John Hedley Brooke phrases the conundrum like this: “If the human mind was itself the product of evolution, what confidence could one place in any metaphysical or theological conviction—even one’s own?”37 No amount of experimentation and empirical evidence can eliminate or resolve philosophical quandaries of this sort, for what is at stake here is precisely the framework by which phenomena and scientific results are made meaningful. In this case, historical and philosophical studies of science compel us to ask relevant yet forgotten or ignored questions, thereby exposing unresolved issues and prompting us to look beyond simple answers.

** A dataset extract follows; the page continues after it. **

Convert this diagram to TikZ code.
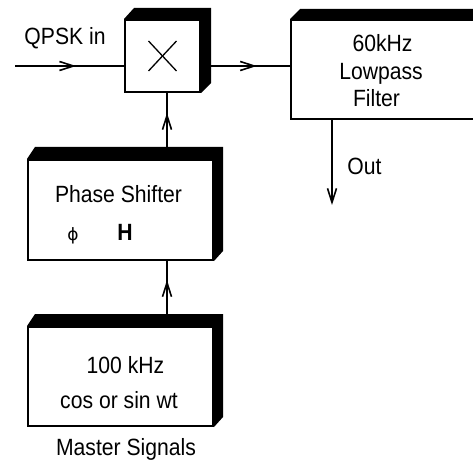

Many schools teach elementary science through hands-on and laboratory experiments, often asking students to replicate or rediscover landmark findings for themselves. This is a good way to learn science. These scientific achievements are described in popular science literature as well. However, students and the reading public should learn to understand the sciences not just as hypothetico-deductive activities but also as bearing the imprints of assumptions and languages belonging to particular cultures and places. We mislead audiences when we present pioneering naturalists and scientists as single-minded prophets of nature who thought exclusively in terms of science as opposed to philosophy, politics, or business. Emphasizing this separation of concerns is anachronistic and unhelpful; in fact, it is entirely erroneous when it comes to the works of Darwin and other famous scientists. Albert Einstein expressed the debt that his solution to the problem of relativity owed to the philosophies of David Hume and Ernst Mach, and his insistence that God “does not play dice” with the universe—regardless of the statement’s exact meaning—is a sufficient rebuttal to the naive claim that science is isolated from metaphysics.38 It is ironic that the three most celebrated men of science in Western histories—Newton, Darwin, and Einstein—did not see science as disconnected from their religious or philosophical pursuits. Therefore, a more honest and beneficial educational approach is to bring to the fore the philosophical questions that these thinkers actually wrestled with and the biases that guided or constrained their research—biases that continue to color the sciences they helped define.

In the inspiring words of Hasok Chang, knowing the historical circumstances of scientific knowledge sets us free “to agree or disagree with the best judgments reached by the past masters, which form the basis of our modern consensus.”39 This does not mean subverting professional authority; it means learning to recognize it without becoming a victim of classroom and media indoctrination. Many of us form judgments about science anyway; we might as well do it in a more informed and analytical manner.